Sore, Malam dan Semesta II
Karena soal rasa adalah hal ter-sensitif di eranya manusia dan beberapa perasaan adalah hal yang disembunyikan dengan rapi oleh pemiliknya. Maka demikian pun dengan diriku yang telah lama memendam sejuta bait rasa yang aku sisipkan dalam setiap buku diatas meja milikku, Sungguh sangat aku simpan dengan rapih dan terkunci dari setiap bilik mata yang mencoba membukanya.
Tapi tepat tengah malam tadi, saat anjing jalanan mulai mengaum lirih dan juga dinding kota telah padam. Aku sosok diam yang tengah berbincang akrab dengan sosok putri pemilik nama dari bait yang selalu menjadi puisiku, yang selalu mengisi dari garis dan titik sajak yang aku ciptakan. Kami mungkin hanya berbincang hangat layaknya seorang lawan jenis yang sedang berbicara dan berbagi sebuah cerita hingga tak terasa waktu pun mengulur angkanya terasa lebih cepat dari biasanya, atau mungkin karna rasa terlalu nyaman yang sedang ada dibenakku saja.
Seiring dimakanya waktu obrolan milik kami, ntah apa sebabnya aku bercerita tentang siapa sosok putri tersebut kepada pemiliknya, aku tertegun, terbata-bata hingga penuh kejang dalam mulut ketika mau mengucap fakta.

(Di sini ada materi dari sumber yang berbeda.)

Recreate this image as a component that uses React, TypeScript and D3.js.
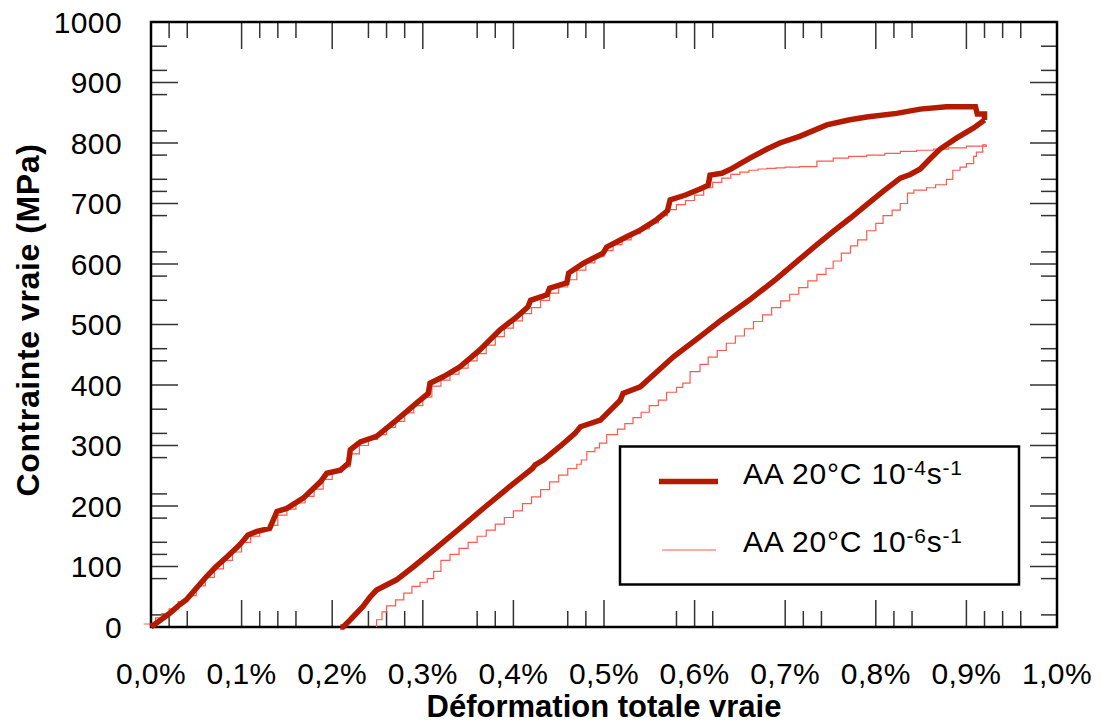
import React from "react";
import * as d3 from "d3";

// ---- data (strain in %, stress in MPa) ----
const fastLoading: [number, number][] = [
  [0, 0], [0.011, 12], [0.021, 23], [0.030, 35], [0.039, 45], [0.05, 64], [0.061, 83], [0.072, 100],
  [0.084, 116], [0.098, 136], [0.107, 152], [0.117, 158], [0.131, 163], [0.139, 191], [0.150, 196],
  [0.168, 213], [0.187, 240], [0.194, 254], [0.209, 259], [0.218, 271], [0.220, 293], [0.231, 306],
  [0.249, 315], [0.271, 342], [0.293, 370], [0.306, 386], [0.308, 403], [0.323, 414], [0.341, 430],
  [0.363, 458], [0.385, 491], [0.404, 513], [0.416, 529], [0.419, 540], [0.437, 549], [0.440, 560],
  [0.459, 569], [0.461, 585], [0.477, 601], [0.499, 618], [0.503, 628], [0.525, 645], [0.540, 656],
  [0.557, 672], [0.570, 688], [0.573, 706], [0.590, 714], [0.606, 724], [0.615, 730], [0.617, 747],
  [0.630, 750], [0.639, 756], [0.661, 775], [0.680, 790], [0.694, 800], [0.716, 811], [0.746, 830],
  [0.770, 838], [0.790, 843], [0.823, 849], [0.849, 856], [0.878, 860], [0.910, 860], [0.912, 848],
  [0.920, 848], [0.920, 838],
];
const fastUnloading: [number, number][] = [
  [0.920, 838], [0.908, 825], [0.889, 808], [0.871, 790], [0.860, 774], [0.849, 757], [0.838, 748],
  [0.827, 742], [0.808, 720], [0.790, 698], [0.772, 676], [0.753, 654], [0.735, 632], [0.716, 608],
  [0.69, 575], [0.66, 540], [0.63, 508], [0.606, 480], [0.577, 447], [0.540, 397], [0.521, 386],
  [0.518, 375], [0.496, 342], [0.474, 331], [0.468, 320], [0.451, 298], [0.433, 276], [0.424, 268],
  [0.421, 262], [0.40, 237], [0.37, 200], [0.34, 162], [0.308, 122], [0.29, 100], [0.271, 78],
  [0.249, 61], [0.242, 50], [0.234, 34], [0.22, 12], [0.212, 0], [0.209, 0],
];
const slowLoading: [number, number][] = [
  [-0.008, 5], [0.005, 15], [0.012, 22], [0.02, 30], [0.03, 42], [0.04, 52], [0.05, 68], [0.06, 82],
  [0.07, 96], [0.08, 110], [0.09, 124], [0.10, 140], [0.11, 150], [0.12, 160], [0.13, 168], [0.14, 185],
  [0.15, 195], [0.16, 205], [0.17, 216], [0.18, 228], [0.19, 244], [0.20, 256], [0.21, 265], [0.22, 286],
  [0.23, 300], [0.24, 310], [0.25, 318], [0.26, 330], [0.27, 340], [0.28, 354], [0.29, 366], [0.30, 380],
  [0.31, 398], [0.32, 408], [0.33, 418], [0.34, 428], [0.35, 440], [0.36, 452], [0.37, 466], [0.38, 480],
  [0.39, 494], [0.40, 506], [0.41, 518], [0.42, 528], [0.43, 540], [0.44, 552], [0.45, 562], [0.46, 574],
  [0.47, 590], [0.48, 602], [0.49, 612], [0.50, 622], [0.51, 632], [0.52, 640], [0.53, 650], [0.54, 658],
  [0.55, 668], [0.56, 680], [0.57, 690], [0.58, 698], [0.59, 705], [0.60, 714], [0.61, 726], [0.62, 735],
  [0.63, 742], [0.64, 748], [0.65, 752], [0.66, 755], [0.67, 757], [0.68, 758], [0.69, 759], [0.70, 760],
  [0.716, 761], [0.735, 770], [0.753, 775], [0.77, 778], [0.79, 780], [0.81, 783], [0.827, 786],
  [0.845, 788], [0.864, 790], [0.88, 792], [0.90, 795], [0.922, 797],
];
const slowUnloading: [number, number][] = [
  [0.922, 797], [0.918, 785], [0.911, 778], [0.908, 766], [0.900, 760], [0.893, 755], [0.885, 740],
  [0.878, 731], [0.866, 726], [0.856, 722], [0.842, 717], [0.835, 700], [0.827, 689], [0.818, 680],
  [0.808, 667], [0.80, 655], [0.790, 640], [0.78, 630], [0.772, 618], [0.762, 605], [0.753, 593],
  [0.745, 583], [0.735, 572], [0.725, 561], [0.715, 550], [0.705, 539], [0.695, 528], [0.685, 516],
  [0.675, 505], [0.665, 493], [0.655, 481], [0.645, 469], [0.635, 457], [0.625, 446], [0.615, 434],
  [0.606, 422], [0.595, 403], [0.587, 396], [0.58, 388], [0.569, 375], [0.56, 366], [0.55, 355],
  [0.541, 346], [0.532, 336], [0.523, 327], [0.515, 318], [0.503, 304], [0.495, 296], [0.49, 290],
  [0.481, 276], [0.475, 269], [0.47, 262], [0.46, 251], [0.45, 240], [0.44, 227], [0.43, 215],
  [0.42, 204], [0.41, 192], [0.40, 181], [0.39, 170], [0.38, 160], [0.37, 150], [0.36, 140],
  [0.35, 130], [0.34, 120], [0.33, 110], [0.32, 92], [0.312, 80], [0.305, 74], [0.297, 67],
  [0.288, 56], [0.279, 45], [0.270, 35], [0.260, 25], [0.255, 12], [0.249, 0],
];

const xMajorTicks = [0, 0.1, 0.2, 0.3, 0.4, 0.5, 0.6, 0.7, 0.8, 0.9, 1.0];
const xMinorTicks = [0.02, 0.04, 0.12, 0.14, 0.16, 0.24, 0.26, 0.28, 0.36, 0.38, 0.46, 0.48, 0.58, 0.62,
  0.72, 0.74, 0.82, 0.84, 0.92, 0.94, 0.96];
const yMajorTicks = [0, 100, 200, 300, 400, 500, 600, 700, 800, 900, 1000];
const yMinorTicks = [960, 920, 880, 820, 780, 740, 720, 680, 620, 580, 540, 460, 440, 360, 320, 280, 220,
  180, 140, 120, 80, 20];

const legendItems = [
  { label: "-4", color: "#b41a00", width: 5.5 },
  { label: "-6", color: "#ff5a4f", width: 1.2 },
];

const W = 1101, H = 726;
const L = 151, R = 1057, T = 22, B = 627;
const FONT = "'Liberation Sans', Arial, Helvetica, sans-serif";

export default function App() {
  const x = d3.scaleLinear().domain([0, 1]).range([L, R]);
  const y = d3.scaleLinear().domain([0, 1000]).range([B, T]);
  const lineLin = d3.line<[number, number]>().x(d => x(d[0])).y(d => y(d[1]));
  const lineStep = d3.line<[number, number]>().x(d => x(d[0])).y(d => y(d[1])).curve(d3.curveStepAfter);
  const fmt = (v: number) => v.toFixed(1).replace(".", ",") + "%";
  const tickStroke = "#333";
  const majLen = 27, minLen = 16;

  return (
    <svg width={W} height={H} style={{ position: "absolute", left: 0, top: 0, background: "#fff" }}
      fontFamily={FONT}>
      <rect x={0} y={0} width={W} height={H} fill="#fff" />
      {/* ticks */}
      <g stroke={tickStroke} strokeWidth={1.5}>
        {xMajorTicks.map(v => (
          <g key={"xM" + v}>
            <line x1={x(v)} x2={x(v)} y1={B} y2={B - majLen} />
            <line x1={x(v)} x2={x(v)} y1={T} y2={T + majLen} />
          </g>
        ))}
        {xMinorTicks.map(v => (
          <g key={"xm" + v}>
            <line x1={x(v)} x2={x(v)} y1={B} y2={B - minLen} />
            <line x1={x(v)} x2={x(v)} y1={T} y2={T + minLen} />
          </g>
        ))}
        {yMajorTicks.map(v => (
          <g key={"yM" + v}>
            <line x1={L} x2={L + majLen} y1={y(v)} y2={y(v)} />
            <line x1={R} x2={R - majLen} y1={y(v)} y2={y(v)} />
          </g>
        ))}
        {yMinorTicks.map(v => (
          <g key={"ym" + v}>
            <line x1={L} x2={L + minLen} y1={y(v)} y2={y(v)} />
            <line x1={R} x2={R - minLen} y1={y(v)} y2={y(v)} />
          </g>
        ))}
      </g>
      <rect x={L} y={T} width={R - L} height={B - T} fill="none" stroke="#000" strokeWidth={2.5} />

      {/* tick labels */}
      <g fontSize={30} fill="#000" letterSpacing={0.4}>
        {yMajorTicks.map(v => (
          <text key={"yl" + v} x={122} y={y(v)} textAnchor="end" dominantBaseline="central">{v}</text>
        ))}
        {xMajorTicks.map(v => (
          <text key={"xl" + v} x={x(v)} y={684} textAnchor="middle">{fmt(v)}</text>
        ))}
      </g>

      {/* axis titles */}
      <text x={(L + R) / 2} y={717} textAnchor="middle" fontWeight="bold" fontSize={31}>Déformation totale vraie</text>
      <text transform={`translate(39, 320) rotate(-90)`} textAnchor="middle" fontWeight="bold" fontSize={32}
        letterSpacing={0.6}>Contrainte vraie (MPa)</text>

      {/* curves */}
      <path d={lineStep(slowLoading) || ""} fill="none" stroke={legendItems[1].color} strokeWidth={1.2} />
      <path d={lineStep(slowUnloading) || ""} fill="none" stroke={legendItems[1].color} strokeWidth={1.2} />
      <path d={lineLin(fastLoading) || ""} fill="none" stroke={legendItems[0].color} strokeWidth={5.5} strokeLinejoin="miter" />
      <path d={lineLin(fastUnloading) || ""} fill="none" stroke={legendItems[0].color} strokeWidth={5.5} strokeLinejoin="miter" />

      {/* legend */}
      <rect x={620} y={446.5} width={399} height={138} fill="#fff" stroke="#000" strokeWidth={2.5} />
      {legendItems.map((it, i) => {
        const ly = i === 0 ? 481.5 : 550;
        const by = i === 0 ? 484 : 552;
        return (
          <g key={it.label}>
            <line x1={i === 0 ? 659 : 662} x2={i === 0 ? 718 : 716} y1={ly} y2={ly} stroke={it.color} strokeWidth={it.width} />
            <text x={743} y={by} fontSize={30} letterSpacing={0.8}>
              AA 20°C 10<tspan fontSize={21} dy={-9}>{it.label}</tspan><tspan fontSize={30} dy={9}>s</tspan><tspan fontSize={21} dy={-9}>-1</tspan>
            </text>
          </g>
        );
      })}
    </svg>
  );
}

Namun pada akhirnya irama seperti berpihak kepadaku, sebuah cerita yang telah muncul dari ufuk beberapa tahun lalu menjadi penyebabnya dan rasaku yang seakan telah terkumpul lama pun memuncak dan mejadi musababnya.
Seperti kata awal diatas, rasa adalah hal sensitif milik manusia yang sangat tak bisa kau goyah, namun sepertinya aku sebagai salah satu pemilik rasa dari miliaran manusia telah goyah karna seorang putri. Semua hal aku utarakan dengan lantang tanpa ragu kepada pemiliknya. Lalu? Bagaimana aku masih tak tersipu olehnya. Wanita yang sedari awal aku puja hingga berganti angka tahun pun tetap pada sosok yang sama.